Images from Fayetteville’s past

By Richard Davis

TFW Staff Writer

Want to go really old school Fayetteville? How about a collection of photographs with descriptions of scenes from the city beginning in the late 1800s.

Local authors Charles Y. Alison and Ellen K. Compton have put together more than 200 photographs for the book “Fayetteville” as part of Arcadia Publishing’s “Images of America” series. The historical traipse through Fayetteville’s past was assembled on behalf of the Washington County Historical Society. The images were picked from some of the Society’s less familiar images that reside in collections at the Shiloh Museum of Ozark History in Springdale and the University of Arkansas Libraries Department of Special Collections.

The book features some fascinating scenes.
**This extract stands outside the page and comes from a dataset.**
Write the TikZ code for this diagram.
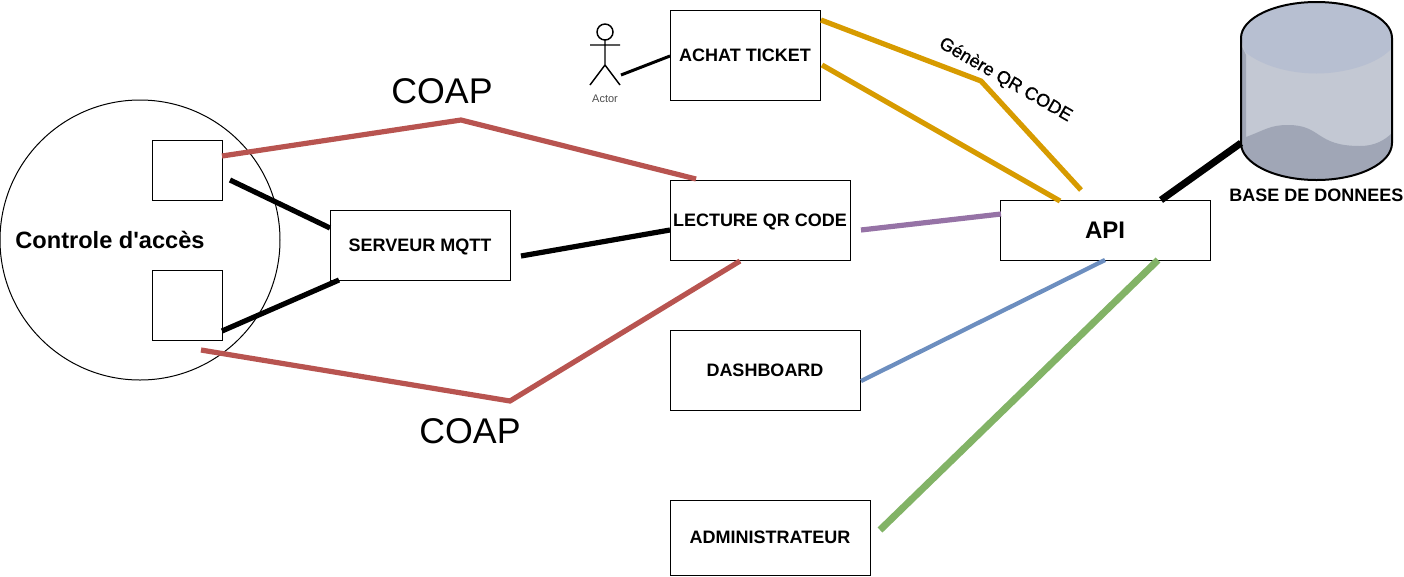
\documentclass[tikz,border=0pt]{standalone}
\usepackage{fontspec}
\setmainfont{Liberation Sans}[Ligatures=TeXOff]
\newfontfamily\semibold{Liberation Sans}[Ligatures=TeXOff,FakeBold=0.8]
\definecolor{redc}{HTML}{B85450}
\definecolor{goldc}{HTML}{D79B00}
\definecolor{purc}{HTML}{9673A6}
\definecolor{bluc}{HTML}{6C8EBF}
\definecolor{grnc}{HTML}{82B366}
\definecolor{cyltop}{HTML}{B7BFD1}
\definecolor{cylmid}{HTML}{C3C8D3}
\definecolor{cyldark}{HTML}{A0A6B6}
\tikzset{
  box/.style={draw=black,fill=white,line width=0.75pt,inner sep=0pt,text depth=0pt,font=\bfseries\fontsize{13.5pt}{15pt}\selectfont,align=center},
  wire/.style={line width=3.9pt,line cap=butt,line join=miter},
  thinwire/.style={line width=2.25pt},
  coap/.style={font=\fontsize{26.8pt}{30pt}\selectfont,inner sep=0pt},
  lbl/.style={font=\bfseries\fontsize{13.5pt}{15pt}\selectfont,inner sep=0pt},
}
\begin{document}
\begin{tikzpicture}[x=0.75pt,y=-0.75pt]
\useasboundingbox (0,0) rectangle (1404,576);
% circle
\node[draw=black,line width=0.75pt,circle,minimum size=210pt,inner sep=0pt] (ctrl) at (140,240) {};
\node[lbl,font=\bfseries\fontsize{17.7pt}{20pt}\selectfont] (ctrllbl) at (110,240) {Controle d'accès};
% boxes
\node[box,minimum width=52.5pt,minimum height=45pt] (s1) at (187,170) {};
\node[box,minimum width=52.5pt,minimum height=52.5pt] (s2) at (187,305) {};
\node[box,minimum width=135pt,minimum height=52.5pt] (mqtt) at (420,245) {SERVEUR MQTT};
\node[box,minimum width=135pt,minimum height=60pt] (qr) at (760,220.500) {LECTURE QR CODE};
\node[box,minimum width=112.5pt,minimum height=67.5pt] (ticket) at (745,55) {ACHAT TICKET};
\node[box,minimum width=157.5pt,minimum height=45pt,font=\bfseries\fontsize{18pt}{20pt}\selectfont] (api) at (1105,230) {API};
\node[box,minimum width=142.5pt,minimum height=60pt] (dash) at (765,370) {DASHBOARD};
\node[box,minimum width=150pt,minimum height=56.25pt] (admin) at (770,537.500) {ADMINISTRATEUR};
% database
\fill[cylmid] (1241,38) -- (1241,143) arc[start angle=180,end angle=0,x radius=75.5,y radius=37] -- (1392,38) -- cycle;
\fill[cyldark] (1246,137) .. controls (1265,130) and (1270,125) .. (1288,125) .. controls (1322,125) and (1315,146) .. (1360,146) .. controls (1375,146) and (1385,140) .. (1392,133) -- (1392,143) arc[start angle=0,end angle=180,x radius=75.5,y radius=37] -- cycle;
\fill[cyldark] (1241,45) -- (1246,55) -- (1246,138) -- (1241,143) -- cycle;
\fill[cyltop] (1241,38) arc[start angle=180,end angle=360,x radius=75.5,y radius=36];
\fill[cyltop] (1241,38) -- (1245,52) .. controls (1262,66) and (1290,73.500) .. (1316.500,73.500) .. controls (1345,73.500) and (1378,64) .. (1392,48) -- (1392,38) -- cycle;
\draw[black,line width=1.5pt] (1241,143) -- (1241,38) arc[start angle=180,end angle=360,x radius=75.5,y radius=36] -- (1392,143) arc[start angle=0,end angle=180,x radius=75.5,y radius=37];
\coordinate (db) at (1241,143);
\node[lbl] (dblbl) at (1316.500,195.500) {BASE DE DONNEES};
% actor
\draw[line width=1.1pt] (605,32) circle[radius=8];
\draw[line width=1.1pt] (605,40) -- (605,65) (590,45) -- (620,45) (590,85) -- (605,65) -- (620,85);
\coordinate (act) at (621,75);
\node[font=\fontsize{8.25pt}{10pt}\selectfont,text=black!70,inner sep=0pt] (actlbl) at (605,99) {Actor};
% connectors
\coordinate (c1) at (461,120);
\coordinate (c2) at (510,401);
\coordinate (g1) at (981,81);
\coordinate (s1a) at (222,156);
\coordinate (s1b) at (230,180);
\coordinate (s2a) at (222,331);
\coordinate (s2b) at (201,350);
\coordinate (mqL1) at (330,228);
\coordinate (mqL2) at (339,280);
\coordinate (mqR) at (521,256);
\coordinate (qrT) at (696,179);
\coordinate (qrL) at (670,230);
\coordinate (qrB) at (740,261);
\coordinate (qrR) at (861,230);
\coordinate (apiL) at (1001,214);
\coordinate (tR1) at (821,20);
\coordinate (tR2) at (822,65);
\coordinate (apiT1) at (1081,190);
\coordinate (apiT2) at (1060,201);
\coordinate (apiTR) at (1161,200);
\coordinate (apiB1) at (1105,260);
\coordinate (apiB2) at (1158,260);
\coordinate (dashR) at (861,381);
\coordinate (adminR) at (880,530);
\coordinate (tL) at (670,56);
\draw[wire,redc] (s1a) -- (c1) -- (qrT);
\draw[wire,redc] (s2b) -- (c2) -- (qrB);
\draw[wire,black] (s1b) -- (mqL1);
\draw[wire,black] (s2a) -- (mqL2);
\draw[wire,black] (mqR) -- (qrL);
\draw[wire,purc] (qrR) -- (apiL);
\draw[wire,goldc] (tR1) -- (g1) -- (apiT1);
\draw[wire,goldc] (tR2) -- (apiT2);
\draw[wire,black,line width=5.25pt] (apiTR) -- (db);
\draw[wire,bluc,line width=3.2pt] (dashR) -- (apiB1);
\draw[wire,grnc,line width=5.25pt] (adminR) -- (apiB2);
\draw[thinwire,black] (act) -- (tL);
% labels
\node[coap] (coap1) at (442,91) {COAP};
\node[coap] (coap2) at (470,431) {COAP};
\node[font=\semibold\fontsize{13.6pt}{16pt}\selectfont,inner sep=0pt,rotate=-30] (gen) at (1005.500,80) {Génère QR CODE};
\end{tikzpicture}
\end{document}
One photograph shows Roberta Waugh Fulbright, then publisher of the Northwest Arkansas Times, around 1943 along with her son, yet-to-be-senator James William Fulbright. Above that photograph is the image of an elderly woman near a fireplace accompanied by an interesting tale:

“Annie Caughey lived for many years in the Buckner community on the east side of Fayetteville before moving, late in life, to East Davidson Street. On one of her buggy rides between Buckner and downtown Fayetteville, two men tried to hold her up during her evening return. She grabbed the whip, lashed them both across the face and whipped the horses away to safety.”

The book will officially go on sale at area book shops and at arcadiapublishing.com beginning Monday, July 18. The 128-page book retails for $21.99.